PROBLEM DESCRIPTION - Locate every line below that contains the word "image" and copy it.

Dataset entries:
......

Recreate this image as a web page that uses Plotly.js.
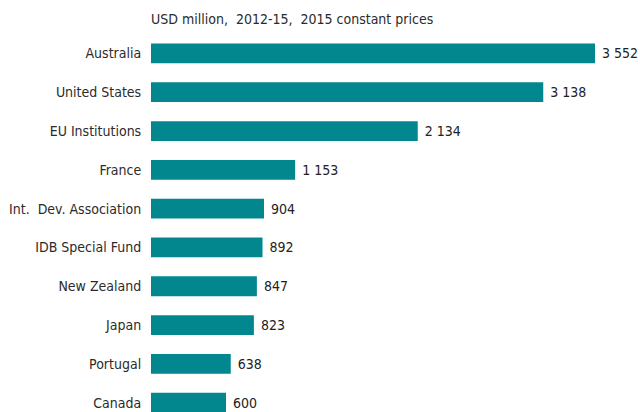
<!DOCTYPE html>
<html><head><meta charset="utf-8">
<script src="https://cdn.plot.ly/plotly-3.0.1.min.js"></script>
<style>html,body{margin:0;padding:0;background:#fff}#chart{width:640px;height:412px}</style>
</head><body><div id="chart"></div>
<script>
const categories = ["Australia","United States","EU Institutions","France","Int.  Dev. Association","IDB Special Fund","New Zealand","Japan","Portugal","Canada"];
const values = [3552,3138,2134,1153,904,892,847,823,638,600];
const titleText = "USD million,  2012-15,  2015 constant prices";
const FONT = '"DejaVu Sans Condensed", "Liberation Sans Narrow", sans-serif';

Plotly.newPlot('chart', [{
  type: 'bar', orientation: 'h',
  y: categories, x: values,
  marker: {color: '#02878F'},
  texttemplate: ' %{x:,}', textposition: 'outside', cliponaxis: false, constraintext: 'none',
  textfont: {family: FONT, size: 14, color: '#222222'},
  hoverinfo: 'none'
}], {
  width: 640, height: 412,
  margin: {l: 151, r: 0, t: 34, b: 0, pad: 0},
  separators: '. ',
  paper_bgcolor: '#fff', plot_bgcolor: '#fff',
  bargap: 0.49,
  showlegend: false,
  font: {family: FONT, size: 14, color: '#2b2b2b'},
  title: {text: titleText, x: 151/640, xanchor: 'left', xref: 'container', y: 1 - 19/412, yanchor: 'middle', yref: 'container',
          font: {family: FONT, size: 14, color: '#2b2b2b'}},
  xaxis: {range: [0, 3912], visible: false, fixedrange: true},
  yaxis: {type: 'category', autorange: false, range: [9.24, -0.5], showgrid: false, zeroline: false, showline: false,
          ticks: 'outside', ticklen: 6, tickcolor: 'rgba(0,0,0,0)', tickfont: {family: FONT, size: 14, color: '#2b2b2b'}}
}, {staticPlot: true});
</script></body></html>
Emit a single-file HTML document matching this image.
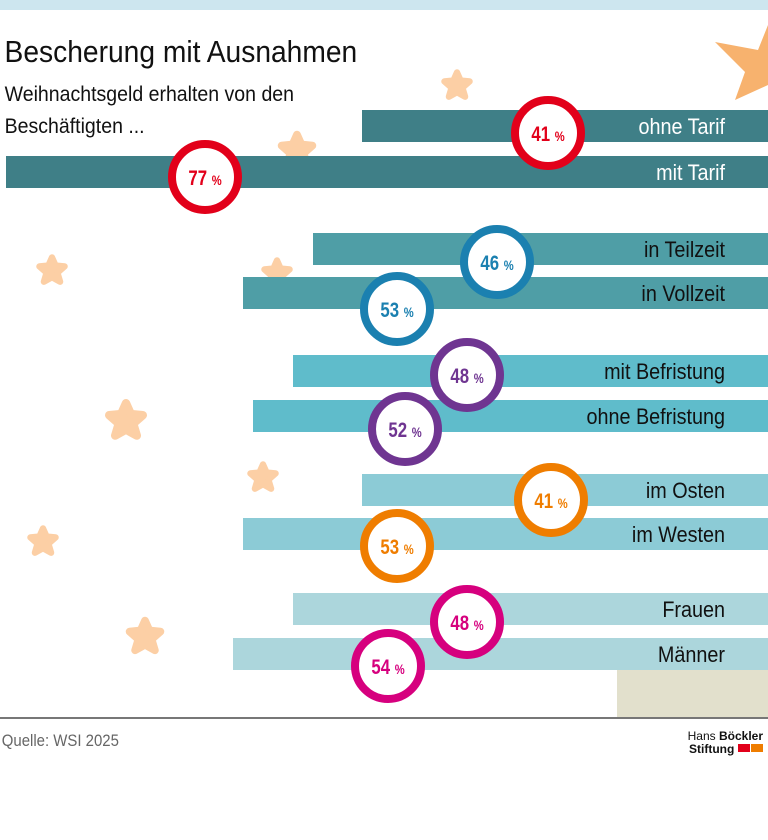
<!DOCTYPE html>
<html><head><meta charset="utf-8"><style>
body{margin:0;background:#fff;}
svg text{font-family:"Liberation Sans Narrow","Liberation Sans",sans-serif;}
</style></head><body>
<svg width="768" height="835" viewBox="0 0 768 835" xmlns="http://www.w3.org/2000/svg">
<defs>
<path id="st" d="M0,-14 L4,-5 L14,-4 L6,3 L9,13 L0,8 L-9,13 L-6,3 L-14,-4 L-4,-5Z" stroke-linejoin="round"/>
</defs>
<rect x="0" y="0" width="768" height="10" fill="#cde6ef"/>
<polygon points="770,20 758,50 715,42 745,72 735,100 768,85" fill="#f7b26e"/>
<text x="5" y="62" font-size="31" fill="#111" transform="scale(0.91,1)">Bescherung mit Ausnahmen</text>
<text x="5" y="101" font-size="21" fill="#111" transform="scale(0.93,1)">Weihnachtsgeld erhalten von den</text>
<text x="5" y="133" font-size="21" fill="#111" transform="scale(0.93,1)">Beschäftigten ...</text>
<g fill="#fccfa5" stroke="#fccfa5" stroke-width="7">
<use href="#st" transform="translate(457,85) scale(0.9)"/>
<use href="#st" transform="translate(297,150) scale(1.1)"/>
<use href="#st" transform="translate(52,270) scale(0.9)"/>
<use href="#st" transform="translate(277,273) scale(0.9)"/>
<use href="#st" transform="translate(126,420) scale(1.2)"/>
<use href="#st" transform="translate(263,477) scale(0.9)"/>
<use href="#st" transform="translate(43,541) scale(0.9)"/>
<use href="#st" transform="translate(145,636) scale(1.1)"/>
</g>
<rect x="362" y="110" width="406" height="32" fill="#3f7f87"/>
<rect x="6" y="156" width="762" height="32" fill="#3f7f87"/>
<rect x="313" y="233" width="455" height="32" fill="#4f9ea6"/>
<rect x="243" y="277" width="525" height="32" fill="#4f9ea6"/>
<rect x="293" y="355" width="475" height="32" fill="#5fbccb"/>
<rect x="253" y="400" width="515" height="32" fill="#5fbccb"/>
<rect x="362" y="474" width="406" height="32" fill="#8ccbd6"/>
<rect x="243" y="518" width="525" height="32" fill="#8ccbd6"/>
<rect x="293" y="593" width="475" height="32" fill="#acd6dc"/>
<rect x="233" y="638" width="535" height="32" fill="#acd6dc"/>
<rect x="617" y="670" width="151" height="48" fill="#e2e0cc"/>
<g font-size="22" text-anchor="end" transform="translate(725,0) scale(0.9,1)">
<text x="0" y="134" fill="#fff">ohne Tarif</text>
<text x="0" y="180" fill="#fff">mit Tarif</text>
<text x="0" y="257" fill="#111">in Teilzeit</text>
<text x="0" y="301" fill="#111">in Vollzeit</text>
<text x="0" y="379" fill="#111">mit Befristung</text>
<text x="0" y="424" fill="#111">ohne Befristung</text>
<text x="0" y="498" fill="#111">im Osten</text>
<text x="0" y="542" fill="#111">im Westen</text>
<text x="0" y="617" fill="#111">Frauen</text>
<text x="0" y="662" fill="#111">Männer</text>
</g>
<g fill="#fff" stroke-width="8">
<circle cx="548" cy="133" r="33" stroke="#e2001a"/>
<circle cx="205" cy="177" r="33" stroke="#e2001a"/>
<circle cx="497" cy="262" r="33" stroke="#1b80b0"/>
<circle cx="397" cy="309" r="33" stroke="#1b80b0"/>
<circle cx="467" cy="375" r="33" stroke="#6f3591"/>
<circle cx="405" cy="429" r="33" stroke="#6f3591"/>
<circle cx="551" cy="500" r="33" stroke="#ef7d00"/>
<circle cx="397" cy="546" r="33" stroke="#ef7d00"/>
<circle cx="467" cy="622" r="33" stroke="#d6007e"/>
<circle cx="388" cy="666" r="33" stroke="#d6007e"/>
</g>
<g font-size="21" font-weight="bold" text-anchor="middle">
<text transform="translate(548,141) scale(0.8,1)" fill="#e2001a">41 <tspan font-size="14">%</tspan></text>
<text transform="translate(205,185) scale(0.8,1)" fill="#e2001a">77 <tspan font-size="14">%</tspan></text>
<text transform="translate(497,270) scale(0.8,1)" fill="#1b80b0">46 <tspan font-size="14">%</tspan></text>
<text transform="translate(397,317) scale(0.8,1)" fill="#1b80b0">53 <tspan font-size="14">%</tspan></text>
<text transform="translate(467,383) scale(0.8,1)" fill="#6f3591">48 <tspan font-size="14">%</tspan></text>
<text transform="translate(405,437) scale(0.8,1)" fill="#6f3591">52 <tspan font-size="14">%</tspan></text>
<text transform="translate(551,508) scale(0.8,1)" fill="#ef7d00">41 <tspan font-size="14">%</tspan></text>
<text transform="translate(397,554) scale(0.8,1)" fill="#ef7d00">53 <tspan font-size="14">%</tspan></text>
<text transform="translate(467,630) scale(0.8,1)" fill="#d6007e">48 <tspan font-size="14">%</tspan></text>
<text transform="translate(388,674) scale(0.8,1)" fill="#d6007e">54 <tspan font-size="14">%</tspan></text>
</g>
<rect x="0" y="717" width="768" height="2" fill="#777"/>
<text x="2" y="746" font-size="17" fill="#666" transform="scale(0.88,1)">Quelle: WSI 2025</text>
<text x="763" y="740" font-size="12" fill="#111" text-anchor="end">Hans <tspan font-weight="bold">Böckler</tspan></text>
<text x="689" y="753" font-size="12" font-weight="bold" fill="#111">Stiftung</text>
<rect x="738" y="744" width="12" height="8" fill="#e2001a"/>
<rect x="751" y="744" width="12" height="8" fill="#ef7d00"/>
</svg>
</body></html>
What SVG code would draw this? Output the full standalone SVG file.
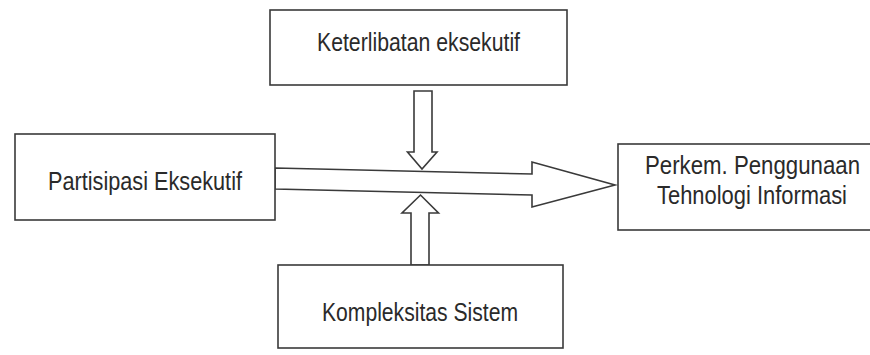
<svg xmlns="http://www.w3.org/2000/svg" width="870" height="355" viewBox="0 0 870 355">
<style>
.box{fill:#fff;stroke:#3a3a3a;stroke-width:1.6}
.arr{fill:#fff;stroke:#3a3a3a;stroke-width:1.6;stroke-linejoin:miter}
.lbl{font-family:"Liberation Sans Narrow","Liberation Sans",Arial,sans-serif;font-size:26px;fill:#2a2a2a}
</style>
<rect width="870" height="355" fill="#fff"/>
<g id="connectors">
<polygon class="arr" points="275,168 532,174 532,162 615,185 532,207 532,195 275,189"/>
<polygon class="arr" points="414,91 432,91 432,152 437,152 422,169 407.5,152 414,152"/>
<polygon class="arr" points="411,265 411,213 402,213 420.5,195 438.5,213 429,213 429,265"/>
</g>
<g id="node-keterlibatan">
<rect class="box" x="270" y="10" width="297" height="75"/>
<text class="lbl" x="317" y="51" textLength="203" lengthAdjust="spacingAndGlyphs">Keterlibatan eksekutif</text>
</g>
<g id="node-partisipasi">
<rect class="box" x="15" y="134" width="260" height="86"/>
<text class="lbl" x="48" y="190" textLength="194" lengthAdjust="spacingAndGlyphs">Partisipasi Eksekutif</text>
</g>
<g id="node-perkem">
<rect class="box" x="618" y="144" width="262" height="86"/>
<text class="lbl" x="645" y="174" textLength="215" lengthAdjust="spacingAndGlyphs">Perkem. Penggunaan</text>
<text class="lbl" x="657" y="204" textLength="190" lengthAdjust="spacingAndGlyphs">Tehnologi Informasi</text>
</g>
<g id="node-kompleksitas">
<rect class="box" x="278" y="265" width="285" height="83"/>
<text class="lbl" x="322" y="321" textLength="196" lengthAdjust="spacingAndGlyphs">Kompleksitas Sistem</text>
</g>
</svg>
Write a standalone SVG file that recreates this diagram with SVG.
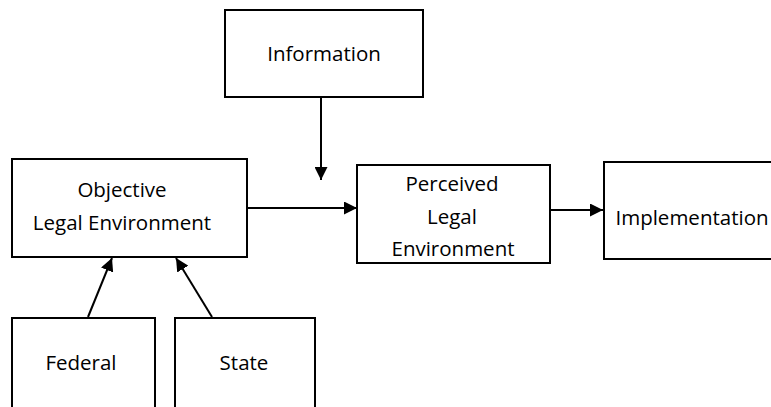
<svg xmlns="http://www.w3.org/2000/svg" width="771" height="407" viewBox="0 0 771 407">
<defs>
<style>
.box{fill:#fff;stroke:#000;stroke-width:2}
.t{font-family:"Open Sans","Noto Sans",sans-serif;font-size:20.5px;fill:#000;text-anchor:middle}
.c{stroke:#000;stroke-width:2;fill:none;marker-end:url(#ah)}
</style>
<marker id="ah" viewBox="0 0 10 10" refX="10" refY="5" markerWidth="6.5" markerHeight="6.5" markerUnits="strokeWidth" orient="auto">
<path d="M0,0 L10,5 L0,10 z" fill="#000"/>
</marker>
</defs>
<rect width="771" height="407" fill="#fff"/>
<g id="information"><rect class="box" x="225" y="10" width="198" height="87"/><text class="t" x="324" y="61">Information</text></g>
<g id="objective"><rect class="box" x="12" y="159" width="235" height="98"/><text class="t" x="122" y="197">Objective</text><text class="t" x="122" y="230">Legal Environment</text></g>
<g id="perceived"><rect class="box" x="357" y="165" width="193" height="98"/><text class="t" x="452" y="191">Perceived</text><text class="t" x="452" y="224">Legal</text><text class="t" x="453" y="256">Environment</text></g>
<g id="implementation"><rect class="box" x="604" y="162" width="180" height="97"/><text class="t" x="692" y="225">Implementation</text></g>
<g id="federal"><rect class="box" x="12" y="318" width="143" height="100"/><text class="t" x="81" y="370">Federal</text></g>
<g id="state"><rect class="box" x="175" y="318" width="140" height="100"/><text class="t" x="244" y="370">State</text></g>
<g id="connectors">
<line class="c" x1="321" y1="97" x2="321" y2="180"/>
<line class="c" x1="247" y1="208" x2="357" y2="208"/>
<line class="c" x1="550" y1="210" x2="603" y2="210"/>
<line class="c" x1="88" y1="317" x2="112" y2="258"/>
<line class="c" x1="212" y1="317" x2="176" y2="258"/>
</g>
</svg>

......

ANSWER TO THIS PROBLEM -
Recreate this image as a web page that uses Plotly.js.
Emit a single-file HTML document matching this image.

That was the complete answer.